BY JAN WONDRA
In an Oct. 2 session that ended after 11 p.m., Greenwood Village City Council moved to continue its deliberation on the proposed Century Communities project, Landmark Village, to Oct. 16.
The decision was due to the lateness of the hour and the complexity of the four-part decision, which includes whether to approve the preliminary plat, a special-use permit and site-development plan, and a subdivision improvement agreement with Century Land Holdings. In the absence of a subarea plan, the council’s decision would be based on its interpretation of the city’s Master Development Plan and the Comprehensive Plan.
If approved, the proposed 13.1-acre site located at 5555 Greenwood Plaza Blvd., east of Quebec Street and south of Berry Avenue and zoned “town center,” would add 37 single-family detached homes and 152 single-family (townhome-style) attached homes. All would be high-end for-sale residences selling from $800,000 to $1.2 million.
The proposed 14.4-units-per-acre project would cover 23 percent of the site in buildings and include a 1.07-acre central park. The proposal devotes 29 percent to parking and 48 percent to open space, both exceeding city minimums.
The location has been a community lightening rod.
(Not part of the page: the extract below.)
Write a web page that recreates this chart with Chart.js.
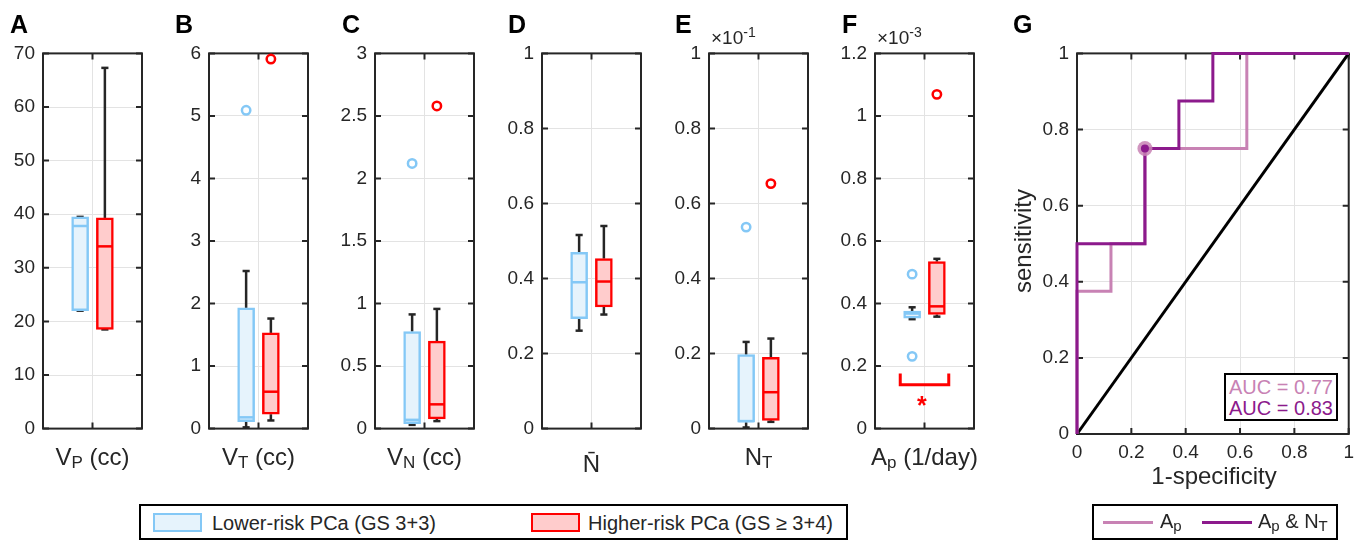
<!DOCTYPE html>
<html>
<head>
<meta charset="utf-8">
<title>Box plots and ROC</title>
<script src="https://cdn.jsdelivr.net/npm/chart.js@4.4.1/dist/chart.umd.min.js"></script>
<style>
  body { margin:0; width:1368px; height:542px; position:relative; overflow:hidden; background:#fff;
         font-family:"Liberation Sans", Arial, sans-serif; color:#262626; }
  canvas { position:absolute; }
  .t { position:absolute; line-height:1; white-space:nowrap; }
  .letter { font-weight:bold; font-size:25px; color:#000; }
  .xlab { font-size:24px; width:200px; text-align:center; }
  .sb { font-size:17px; position:relative; top:3px; }
  .exp { font-size:19px; }
  .sup { font-size:14px; position:relative; top:-7px; }
  .box { position:absolute; box-sizing:border-box; border:2px solid #000; background:#fff; }
  .leg { font-size:20px; }
  .leg .sb { font-size:15px; }
</style>
</head>
<body>
<script>
// ---- data ----
const groupNames = ['Lower-risk PCa (GS 3+3)', 'Higher-risk PCa (GS \u2265 3+4)'];
const panelLetters = ['A', 'B', 'C', 'D', 'E', 'F', 'G'];
const xLabels = ['V<span class="sb">P</span> (cc)', 'V<span class="sb">T</span> (cc)', 'V<span class="sb">N</span> (cc)',
                 'N\u0304', 'N<span class="sb">T</span>', 'A<span class="sb">p</span> (1/day)'];
const yMax = [70, 6, 3, 1, 1, 1.2];
const yStep = [10, 1, 0.5, 0.2, 0.2, 0.2];
const yExponent = ['', '', '', '', '-1', '-3'];

// [lower whisker, q1, median, q3, upper whisker]
const lowerStats = [
  [22, 22, 37.8, 39.5, 39.5],
  [0.02, 0.11, 0.18, 1.93, 2.52],
  [0.03, 0.04, 0.07, 0.776, 0.913],
  [0.261, 0.293, 0.39, 0.47, 0.516],
  [0.003, 0.017, 0.02, 0.197, 0.231],
  [0.35, 0.353, 0.368, 0.376, 0.388]
];
const higherStats = [
  [18.5, 18.5, 34, 39.3, 67.3],
  [0.13, 0.23, 0.59, 1.53, 1.76],
  [0.06, 0.078, 0.194, 0.70, 0.957],
  [0.304, 0.324, 0.392, 0.453, 0.54],
  [0.018, 0.022, 0.097, 0.19, 0.24],
  [0.358, 0.365, 0.391, 0.534, 0.543]
];
const lowerOutliers = [[], [5.09], [2.12], [], [0.537], [0.494, 0.231]];
const higherOutliers = [[], [5.91], [2.58], [], [0.653], [1.069]];

// significance bracket, panel F
const bracketX = [0.255, 0.255, 0.745, 0.745];
const bracketY = [0.176, 0.14, 0.14, 0.176];

// ROC curves, panel G
const fprAp = [0, 0, 0.125, 0.125, 0.25, 0.25, 0.625, 0.625, 1];
const tprAp = [0, 0.375, 0.375, 0.5, 0.5, 0.75, 0.75, 1, 1];
const fprApNt = [0, 0, 0.25, 0.25, 0.375, 0.375, 0.5, 0.5, 1];
const tprApNt = [0, 0.5, 0.5, 0.75, 0.75, 0.875, 0.875, 1, 1];
const opFpr = [0.25];
const opTpr = [0.75];
const aucLabels = ['AUC = 0.77', 'AUC = 0.83'];
const rocNames = ['A<span class="sb">p</span>', 'A<span class="sb">p</span> &amp; N<span class="sb">T</span>'];

// ---- style ----
const EDGE = ['#84c8f6', '#ff0000'];
const FILL = ['#e6f3fc', '#ffcccc'];
const WHISK = '#262626';
const PINK = '#c882b4', PURPLE = '#8c1a8c';
const GRID = '#e3e3e3', AXIS = '#262626';
const FONT = '"Liberation Sans", Arial, sans-serif';
const GROUP_X = [0.375, 0.625];
const BOX_PX = 17, BOX_HALF = 0.078, CAP_HALF = 0.036;

const PLOT_TOP = 48, PLOT_H = 386, AXW = 50, PAD_T = 14, PAD_R = 8, PAD_B = 14;
const boxLefts = [43, 209, 375, 542, 709, 875], BOX_W = 99;
const ROC_LEFT = 1077, ROC_W = 274;

const frame = {
  id: 'frame',
  beforeDatasetsDraw(chart) {
    const { ctx, chartArea: a, scales: { x, y } } = chart;
    ctx.save();
    ctx.strokeStyle = AXIS;
    ctx.lineWidth = 2;
    ctx.beginPath();
    y.ticks.forEach(t => {
      const p = y.getPixelForValue(t.value);
      ctx.moveTo(a.left, p); ctx.lineTo(a.left + 6, p);
      ctx.moveTo(a.right, p); ctx.lineTo(a.right - 6, p);
    });
    x.ticks.forEach(t => {
      const p = x.getPixelForValue(t.value);
      ctx.moveTo(p, a.top); ctx.lineTo(p, a.top + 6);
      ctx.moveTo(p, a.bottom); ctx.lineTo(p, a.bottom - 6);
    });
    ctx.stroke();
    ctx.strokeRect(a.left, a.top, a.width, a.height);
    ctx.restore();
  }
};

const fmt = v => String(+v.toFixed(3));

function yScale(max, step) {
  return {
    type: 'linear', min: 0, max,
    ticks: { stepSize: step, padding: 8, color: AXIS, font: { family: FONT, size: 19 }, callback: fmt },
    grid: { color: GRID, lineWidth: 1, drawTicks: false },
    border: { display: false },
    afterFit: s => { s.width = AXW; }
  };
}

function makeCanvas(left, top, w, h) {
  const c = document.createElement('canvas');
  c.width = w; c.height = h;
  c.style.cssText = `left:${left}px;top:${top}px;width:${w}px;height:${h}px`;
  document.body.appendChild(c);
  return c;
}

function seg(pts, color, width, order) {
  return { type: 'line', data: pts.map(([x, y]) => ({ x, y })), borderColor: color, borderWidth: width,
           pointRadius: 0, fill: false, tension: 0, order, clip: false };
}

function addText(html, cls, css) {
  const d = document.createElement('div');
  d.className = 't ' + cls;
  d.innerHTML = html;
  d.style.cssText += css;
  document.body.appendChild(d);
  return d;
}

// ---- box plot panels ----
boxLefts.forEach((left, i) => {
  const datasets = [];
  [lowerStats[i], higherStats[i]].forEach((s, g) => {
    const cx = GROUP_X[g];
    const [wl, q1, med, q3, wh] = s;
    datasets.push(seg([[cx, q3], [cx, wh]], WHISK, 2.5, 3));
    datasets.push(seg([[cx, q1], [cx, wl]], WHISK, 2.5, 3));
    datasets.push(seg([[cx - CAP_HALF, wh], [cx + CAP_HALF, wh]], WHISK, 2.5, 3));
    datasets.push(seg([[cx - CAP_HALF, wl], [cx + CAP_HALF, wl]], WHISK, 2.5, 3));
    datasets.push({ type: 'bar', data: [{ x: cx, y: [q1, q3] }], backgroundColor: FILL[g], borderColor: EDGE[g],
                    borderWidth: 2.5, borderSkipped: false, barThickness: BOX_PX, grouped: false, order: 2, clip: false });
    datasets.push(seg([[cx - BOX_HALF, med], [cx + BOX_HALF, med]], EDGE[g], 2.5, 1));
    const outs = [lowerOutliers, higherOutliers][g][i];
    if (outs.length) {
      datasets.push({ type: 'scatter', data: outs.map(y => ({ x: cx, y })), pointRadius: 4.2, pointBorderWidth: 2.5,
                      pointBorderColor: EDGE[g], pointBackgroundColor: 'rgba(0,0,0,0)', order: 0, clip: false });
    }
  });
  if (i === 5) datasets.push(seg(bracketX.map((x, k) => [x, bracketY[k]]), '#ff0000', 3, 0));

  const w = AXW + BOX_W + PAD_R, h = PAD_T + PLOT_H + PAD_B;
  const cv = makeCanvas(left - AXW, PLOT_TOP - PAD_T, w, h);
  new Chart(cv, {
    type: 'scatter',
    data: { datasets },
    options: {
      responsive: false, animation: false, events: [],
      layout: { padding: { top: PAD_T, right: PAD_R, left: 0, bottom: 0 } },
      plugins: { legend: { display: false }, tooltip: { enabled: false } },
      scales: {
        x: { type: 'linear', min: 0, max: 1, offset: false,
             ticks: { display: false }, grid: { color: GRID, drawTicks: false, offset: false }, border: { display: false },
             afterBuildTicks: s => { s.ticks = [{ value: 0.5 }]; },
             afterFit: s => { s.height = PAD_B; } },
        y: yScale(yMax[i], yStep[i])
      }
    },
    plugins: [frame]
  });
});

// ---- ROC panel ----
{
  const padR = 10, padB = 30;
  const cv = makeCanvas(ROC_LEFT - AXW, PLOT_TOP - PAD_T, AXW + ROC_W + padR, PAD_T + PLOT_H + padB);
  const pts = (xs, ys) => xs.map((x, k) => ({ x, y: ys[k] }));
  new Chart(cv, {
    type: 'scatter',
    data: {
      datasets: [
        { type: 'line', data: [{ x: 0, y: 0 }, { x: 1, y: 1 }], borderColor: '#000', borderWidth: 3, pointRadius: 0, order: 4, clip: false },
        { type: 'line', data: pts(fprAp, tprAp), borderColor: PINK, borderWidth: 3, pointRadius: 0, order: 3, clip: false },
        { type: 'line', data: pts(fprApNt, tprApNt), borderColor: PURPLE, borderWidth: 3, pointRadius: 0, order: 2, clip: false },
        { type: 'scatter', data: pts(opFpr, opTpr), pointRadius: 7.5, pointBorderWidth: 0, pointBackgroundColor: 'rgba(200,130,180,0.85)', order: 1, clip: false },
        { type: 'scatter', data: pts(opFpr, opTpr), pointRadius: 4, pointBorderWidth: 0, pointBackgroundColor: PURPLE, order: 0, clip: false }
      ]
    },
    options: {
      responsive: false, animation: false, events: [],
      layout: { padding: { top: PAD_T, right: padR, left: 0, bottom: 0 } },
      plugins: { legend: { display: false }, tooltip: { enabled: false } },
      scales: {
        x: { type: 'linear', min: 0, max: 1, offset: false,
             ticks: { stepSize: 0.2, padding: 7, maxRotation: 0, autoSkip: false, color: AXIS, font: { family: FONT, size: 19 }, callback: fmt },
             grid: { color: GRID, drawTicks: false }, border: { display: false },
             afterFit: s => { s.height = padB; } },
        y: yScale(1, 0.2)
      }
    },
    plugins: [frame]
  });
}

// ---- text ----
const letterLefts = [10, 175, 342, 508, 675, 842, 1013];
panelLetters.forEach((l, i) => addText(l, 'letter', `left:${letterLefts[i]}px;top:12px`));
xLabels.forEach((html, i) => {
  const top = i === 3 ? 452 : 445;
  addText(html, 'xlab', `left:${boxLefts[i] + BOX_W / 2 - 100}px;top:${top}px`);
  if (yExponent[i]) addText(`\u00d710<span class="sup">${yExponent[i]}</span>`, 'exp', `left:${boxLefts[i] + 2}px;top:28px`);
});
addText('*', '', 'left:917px;top:393px;font-size:25px;font-weight:bold;color:#ff0000');
addText('1-specificity', 'xlab', `left:${ROC_LEFT + ROC_W / 2 - 100}px;top:464px`);
addText('sensitivity', 'xlab', 'left:923px;top:229px;transform:rotate(-90deg);transform-origin:100px 12px');

// AUC box
const auc = document.createElement('div');
auc.className = 'box';
auc.style.cssText += 'left:1224px;top:373px;width:114px;height:48px';
document.body.appendChild(auc);
addText(aucLabels[0], 'leg', `left:1229px;top:377px;color:${PINK}`);
addText(aucLabels[1], 'leg', `left:1229px;top:398px;color:${PURPLE}`);

// bottom legend (groups)
const lg = document.createElement('div');
lg.className = 'box';
lg.style.cssText += 'left:139px;top:504px;width:709px;height:36px';
document.body.appendChild(lg);
[[153, 212], [531, 588]].forEach(([sx, tx], g) => {
  const sw = document.createElement('div');
  sw.style.cssText = `position:absolute;box-sizing:border-box;left:${sx}px;top:513px;width:49px;height:19px;border:2px solid ${EDGE[g]};background:${FILL[g]}`;
  document.body.appendChild(sw);
  addText(groupNames[g], 'leg', `left:${tx}px;top:513px`);
});

// ROC legend
const lr = document.createElement('div');
lr.className = 'box';
lr.style.cssText += 'left:1092px;top:504px;width:246px;height:36px';
document.body.appendChild(lr);
[[1103, 1160, PINK], [1202, 1258, PURPLE]].forEach(([lx, tx, col], k) => {
  const ln = document.createElement('div');
  ln.style.cssText = `position:absolute;left:${lx}px;top:521px;width:50px;height:3px;background:${col}`;
  document.body.appendChild(ln);
  addText(rocNames[k], 'leg', `left:${tx}px;top:511px`);
});
</script>
</body>
</html>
In 2007, the council approved the European Village, a lower-rise residential element of the Landmark plan, but economic conditions sidelined that project. The lot has been vacant since the original office structures were demolished in 2008.
In 2012, a special-use permit process was approved, allowing for residential use. The recent Orchard Station Subarea plan for the area, which would have included mixed-use space and high-rises, went down to overwhelming voter defeat in June.
Public comments during this week’s hearing indicated continued divisiveness, although it became clear that residents did not necessarily agree on how to interpret the voters’ decision this summer. Some seem to think it was a vote against density, others said traffic, and others thought it was simply a vote against the subarea plan. More than a few thought it was a vote against allowing any further residential to be built.
“They are requesting increasing the number of residences in the city by 3 percent, and this is not satisfying. This has ripped the city apart,” resident Randy Davis told the council.